Written request:
Starting at the first line of the data below, retype every line up to and including the one containing "const font = 'Liberation".

Material provided:
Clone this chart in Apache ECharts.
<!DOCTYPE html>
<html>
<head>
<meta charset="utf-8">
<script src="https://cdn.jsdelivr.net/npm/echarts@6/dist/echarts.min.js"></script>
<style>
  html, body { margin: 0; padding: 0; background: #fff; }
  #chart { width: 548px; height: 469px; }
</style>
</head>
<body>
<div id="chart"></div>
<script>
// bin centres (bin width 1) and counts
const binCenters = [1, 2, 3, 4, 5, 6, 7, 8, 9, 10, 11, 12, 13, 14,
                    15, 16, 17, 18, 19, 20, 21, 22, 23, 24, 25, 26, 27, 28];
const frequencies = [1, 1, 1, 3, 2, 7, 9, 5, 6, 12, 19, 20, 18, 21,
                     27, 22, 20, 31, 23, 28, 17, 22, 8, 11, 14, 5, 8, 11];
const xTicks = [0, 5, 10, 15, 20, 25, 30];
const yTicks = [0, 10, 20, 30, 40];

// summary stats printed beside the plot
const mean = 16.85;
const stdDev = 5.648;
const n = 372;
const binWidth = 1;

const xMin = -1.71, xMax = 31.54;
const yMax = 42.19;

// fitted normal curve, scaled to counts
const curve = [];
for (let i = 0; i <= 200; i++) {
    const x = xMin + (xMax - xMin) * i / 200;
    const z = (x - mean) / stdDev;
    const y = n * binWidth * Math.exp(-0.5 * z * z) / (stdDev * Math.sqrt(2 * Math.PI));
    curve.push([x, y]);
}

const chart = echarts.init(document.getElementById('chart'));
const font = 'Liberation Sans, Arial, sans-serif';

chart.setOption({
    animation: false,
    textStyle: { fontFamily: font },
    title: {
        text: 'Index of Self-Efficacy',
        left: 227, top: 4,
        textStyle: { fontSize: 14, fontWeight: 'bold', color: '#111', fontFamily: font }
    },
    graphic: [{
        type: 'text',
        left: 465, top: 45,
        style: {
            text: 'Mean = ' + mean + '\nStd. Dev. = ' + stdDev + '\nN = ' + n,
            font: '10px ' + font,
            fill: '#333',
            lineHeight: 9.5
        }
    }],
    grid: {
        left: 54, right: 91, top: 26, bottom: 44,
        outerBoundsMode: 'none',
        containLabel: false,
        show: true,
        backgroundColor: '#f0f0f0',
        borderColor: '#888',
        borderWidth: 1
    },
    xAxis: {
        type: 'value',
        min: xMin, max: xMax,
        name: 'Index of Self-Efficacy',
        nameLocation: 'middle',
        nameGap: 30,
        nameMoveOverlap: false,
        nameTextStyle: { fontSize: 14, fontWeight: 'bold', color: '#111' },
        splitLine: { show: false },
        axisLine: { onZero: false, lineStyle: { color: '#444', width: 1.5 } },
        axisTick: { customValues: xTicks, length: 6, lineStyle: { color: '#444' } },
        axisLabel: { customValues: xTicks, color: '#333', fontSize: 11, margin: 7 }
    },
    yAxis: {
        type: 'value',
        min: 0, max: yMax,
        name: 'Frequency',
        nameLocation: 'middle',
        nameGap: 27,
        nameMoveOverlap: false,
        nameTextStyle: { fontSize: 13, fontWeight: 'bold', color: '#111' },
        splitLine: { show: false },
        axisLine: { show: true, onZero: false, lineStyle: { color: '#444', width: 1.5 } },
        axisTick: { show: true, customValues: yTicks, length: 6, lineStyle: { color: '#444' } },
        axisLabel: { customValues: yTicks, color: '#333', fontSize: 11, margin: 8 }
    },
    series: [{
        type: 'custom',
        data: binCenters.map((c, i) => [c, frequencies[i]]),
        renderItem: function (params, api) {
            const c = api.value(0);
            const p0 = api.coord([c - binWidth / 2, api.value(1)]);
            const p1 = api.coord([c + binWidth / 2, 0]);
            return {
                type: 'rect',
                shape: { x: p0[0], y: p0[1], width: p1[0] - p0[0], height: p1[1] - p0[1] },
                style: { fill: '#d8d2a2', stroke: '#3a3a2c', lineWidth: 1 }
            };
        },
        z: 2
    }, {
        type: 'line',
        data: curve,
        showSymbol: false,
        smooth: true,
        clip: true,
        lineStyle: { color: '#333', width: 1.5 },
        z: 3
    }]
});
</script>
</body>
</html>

Solution:
Clone this chart in Apache ECharts.
<!DOCTYPE html>
<html>
<head>
<meta charset="utf-8">
<script src="https://cdn.jsdelivr.net/npm/echarts@6/dist/echarts.min.js"></script>
<style>
  html, body { margin: 0; padding: 0; background: #fff; }
  #chart { width: 548px; height: 469px; }
</style>
</head>
<body>
<div id="chart"></div>
<script>
// bin centres (bin width 1) and counts
const binCenters = [1, 2, 3, 4, 5, 6, 7, 8, 9, 10, 11, 12, 13, 14,
                    15, 16, 17, 18, 19, 20, 21, 22, 23, 24, 25, 26, 27, 28];
const frequencies = [1, 1, 1, 3, 2, 7, 9, 5, 6, 12, 19, 20, 18, 21,
                     27, 22, 20, 31, 23, 28, 17, 22, 8, 11, 14, 5, 8, 11];
const xTicks = [0, 5, 10, 15, 20, 25, 30];
const yTicks = [0, 10, 20, 30, 40];

// summary stats printed beside the plot
const mean = 16.85;
const stdDev = 5.648;
const n = 372;
const binWidth = 1;

const xMin = -1.71, xMax = 31.54;
const yMax = 42.19;

// fitted normal curve, scaled to counts
const curve = [];
for (let i = 0; i <= 200; i++) {
    const x = xMin + (xMax - xMin) * i / 200;
    const z = (x - mean) / stdDev;
    const y = n * binWidth * Math.exp(-0.5 * z * z) / (stdDev * Math.sqrt(2 * Math.PI));
    curve.push([x, y]);
}

const chart = echarts.init(document.getElementById('chart'));
const font = 'Liberation Sans, Arial, sans-serif';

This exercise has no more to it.